__THE EXERCISE__. Retype the whole listing, please, keeping every line exact and dropping the pictures.

__PROVIDED INFORMATION__.
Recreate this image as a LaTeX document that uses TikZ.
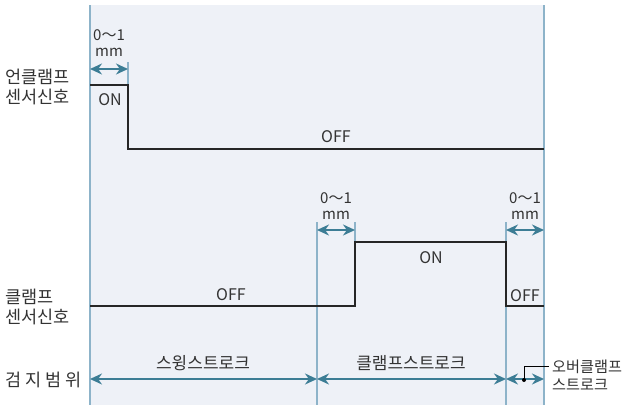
\documentclass[tikz,border=0pt]{standalone}
\usepackage{fontspec}
\setmainfont{Noto Sans CJK KR}
\usepackage{xcolor}
\usetikzlibrary{arrows.meta,positioning,calc}

\definecolor{panelbg}{HTML}{EEF1F7}
\definecolor{guide}{HTML}{8DB3C9}
\definecolor{dimarrow}{HTML}{3C7D95}
\definecolor{labelgray}{HTML}{333333}

\tikzset{
    guideline/.style={guide,line width=1.3pt},
    signal/.style={black!85,line width=2.6pt,line join=miter},
    dim/.style={dimarrow,line width=1.8pt,{Stealth[length=12pt,width=11pt]}-{Stealth[length=12pt,width=11pt]}},
    lbl/.style={labelgray,font=\fontsize{16}{17}\selectfont,inner sep=0pt},
    gaplbl/.style={lbl,align=center,font=\fontsize{15}{15.5}\selectfont},
    sidelbl/.style={lbl,align=left,anchor=west,font=\fontsize{17.5}{20}\selectfont}
}

\begin{document}
\begin{tikzpicture}[x=1pt,y=-1pt]

    \useasboundingbox (0,0) rectangle (632,405);
    \fill[panelbg] (90,5) rectangle (544,405);

    % guide lines
        \draw[guideline] (90,5) -- (90,405);
        \draw[guideline] (544,5) -- (544,405);
        \draw[guideline] (128,62) -- (128,85);
        \draw[guideline] (317,222) -- (317,405);
        \draw[guideline] (355,222) -- (355,242);
        \draw[guideline] (506,222) -- (506,405);

    % unclamp sensor
        \draw[signal] (90,85) -- (128,85) -- (128,149) -- (544,149);
        \node[lbl] (unon) at (110,100) {ON};
        \node[lbl] (unoff) at (336,137) {OFF};

    % clamp sensor
        \draw[signal] (90,306) -- (355,306) -- (355,242) -- (506,242) -- (506,306) -- (544,306);
        \node[lbl] (clon) at (431,258) {ON};
        \node[lbl] (cloff) at (231,295) {OFF};
        \node[lbl] (cloff2) at (525,296) {OFF};

    % 0~1 mm
        \draw[dim] (90,69) -- (128,69);
        \node[gaplbl] (gapa) at (109,43) {0〜1\\mm};
        \draw[dim] (317,230) -- (355,230);
        \node[gaplbl] (gapb) at (336,206) {0〜1\\mm};
        \draw[dim] (506,230) -- (544,230);
        \node[gaplbl] (gapc) at (525,206) {0〜1\\mm};

    % strokes
        \draw[dim] (90,379) -- (317,379);
        \draw[dim] (317,379) -- (506,379);
        \draw[dim] (506,379) -- (544,379);
        \node[lbl,font=\fontsize{17}{18}\selectfont] (swing) at (203,363) {스윙스트로크};
        \node[lbl,font=\fontsize{17}{18}\selectfont] (clamp) at (411,363) {클램프스트로크};

        \fill[black] (524,380) circle (2pt);
        \draw[black,line width=0.8pt] (524,380) -- (524,366) -- (549,366);
        \node[sidelbl,font=\fontsize{15.2}{18}\selectfont] (over) at (552,375) {오버클램프\\스트로크};

    % row labels
        \node[sidelbl] (unclamp) at (5,87) {언클램프\\센서신호};
        \node[sidelbl] (clampsig) at (5,307) {클램프\\센서신호};
        \node[sidelbl] (detect) at (5,380) {검 지 범 위};

\end{tikzpicture}
\end{document}
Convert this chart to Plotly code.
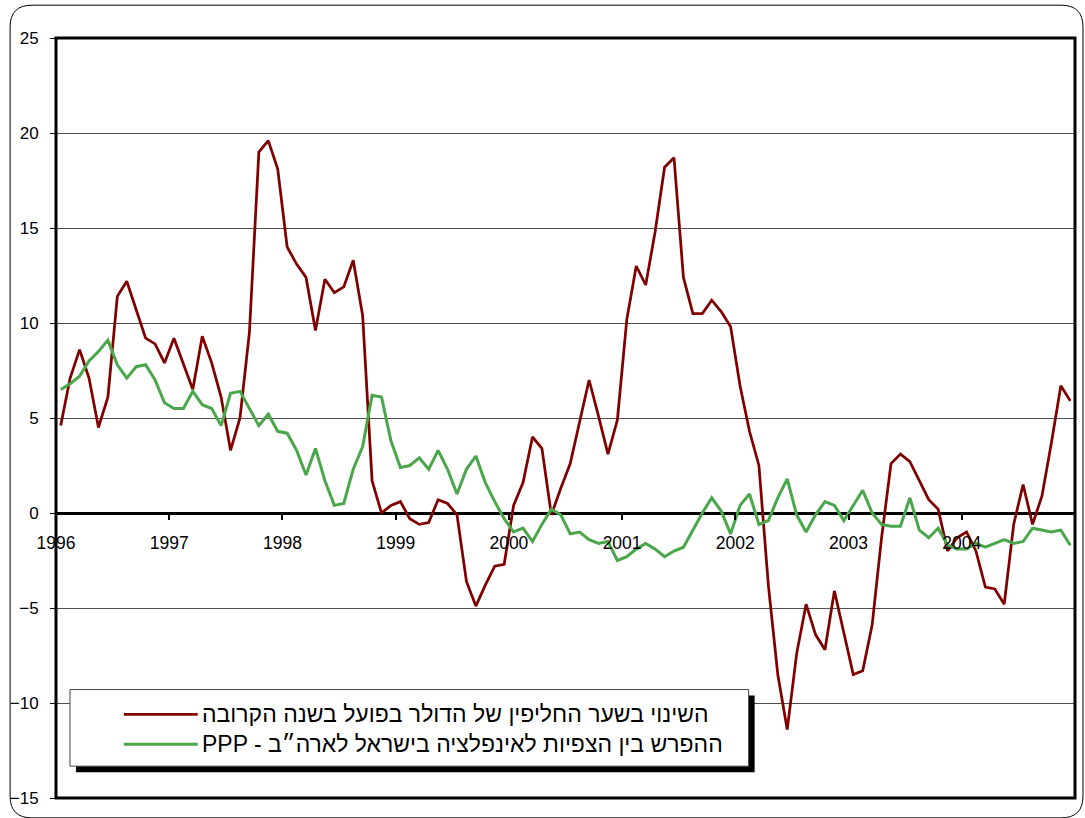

__SOLUTION BELOW__.
Recreate this image as a LaTeX document that uses TikZ.
\documentclass[tikz,border=0pt]{standalone}
\usepackage{fontspec}
\setmainfont{Noto Sans CJK KR}
\usepackage{xcolor}
\usetikzlibrary{arrows.meta,positioning,calc}

\definecolor{panelbg}{HTML}{EEF1F7}
\definecolor{guide}{HTML}{8DB3C9}
\definecolor{dimarrow}{HTML}{3C7D95}
\definecolor{labelgray}{HTML}{333333}

\tikzset{
    guideline/.style={guide,line width=1.3pt},
    signal/.style={black!85,line width=2.6pt,line join=miter},
    dim/.style={dimarrow,line width=1.8pt,{Stealth[length=12pt,width=11pt]}-{Stealth[length=12pt,width=11pt]}},
    lbl/.style={labelgray,font=\fontsize{16}{17}\selectfont,inner sep=0pt},
    gaplbl/.style={lbl,align=center,font=\fontsize{15}{15.5}\selectfont},
    sidelbl/.style={lbl,align=left,anchor=west,font=\fontsize{17.5}{20}\selectfont}
}

\begin{document}
\begin{tikzpicture}[x=1pt,y=-1pt]

    \useasboundingbox (0,0) rectangle (632,405);
    \fill[panelbg] (90,5) rectangle (544,405);

    % guide lines
        \draw[guideline] (90,5) -- (90,405);
        \draw[guideline] (544,5) -- (544,405);
        \draw[guideline] (128,62) -- (128,85);
        \draw[guideline] (317,222) -- (317,405);
        \draw[guideline] (355,222) -- (355,242);
        \draw[guideline] (506,222) -- (506,405);

    % unclamp sensor
        \draw[signal] (90,85) -- (128,85) -- (128,149) -- (544,149);
        \node[lbl] (unon) at (110,100) {ON};
        \node[lbl] (unoff) at (336,137) {OFF};

    % clamp sensor
        \draw[signal] (90,306) -- (355,306) -- (355,242) -- (506,242) -- (506,306) -- (544,306);
        \node[lbl] (clon) at (431,258) {ON};
        \node[lbl] (cloff) at (231,295) {OFF};
        \node[lbl] (cloff2) at (525,296) {OFF};

    % 0~1 mm
        \draw[dim] (90,69) -- (128,69);
        \node[gaplbl] (gapa) at (109,43) {0〜1\\mm};
        \draw[dim] (317,230) -- (355,230);
        \node[gaplbl] (gapb) at (336,206) {0〜1\\mm};
        \draw[dim] (506,230) -- (544,230);
        \node[gaplbl] (gapc) at (525,206) {0〜1\\mm};

    % strokes
        \draw[dim] (90,379) -- (317,379);
        \draw[dim] (317,379) -- (506,379);
        \draw[dim] (506,379) -- (544,379);
        \node[lbl,font=\fontsize{17}{18}\selectfont] (swing) at (203,363) {스윙스트로크};
        \node[lbl,font=\fontsize{17}{18}\selectfont] (clamp) at (411,363) {클램프스트로크};

        \fill[black] (524,380) circle (2pt);
        \draw[black,line width=0.8pt] (524,380) -- (524,366) -- (549,366);
        \node[sidelbl,font=\fontsize{15.2}{18}\selectfont] (over) at (552,375) {오버클램프\\스트로크};

    % row labels
        \node[sidelbl] (unclamp) at (5,87) {언클램프\\센서신호};
        \node[sidelbl] (clampsig) at (5,307) {클램프\\센서신호};
        \node[sidelbl] (detect) at (5,380) {검 지 범 위};

\end{tikzpicture}
\end{document}
Convert this chart to Plotly code.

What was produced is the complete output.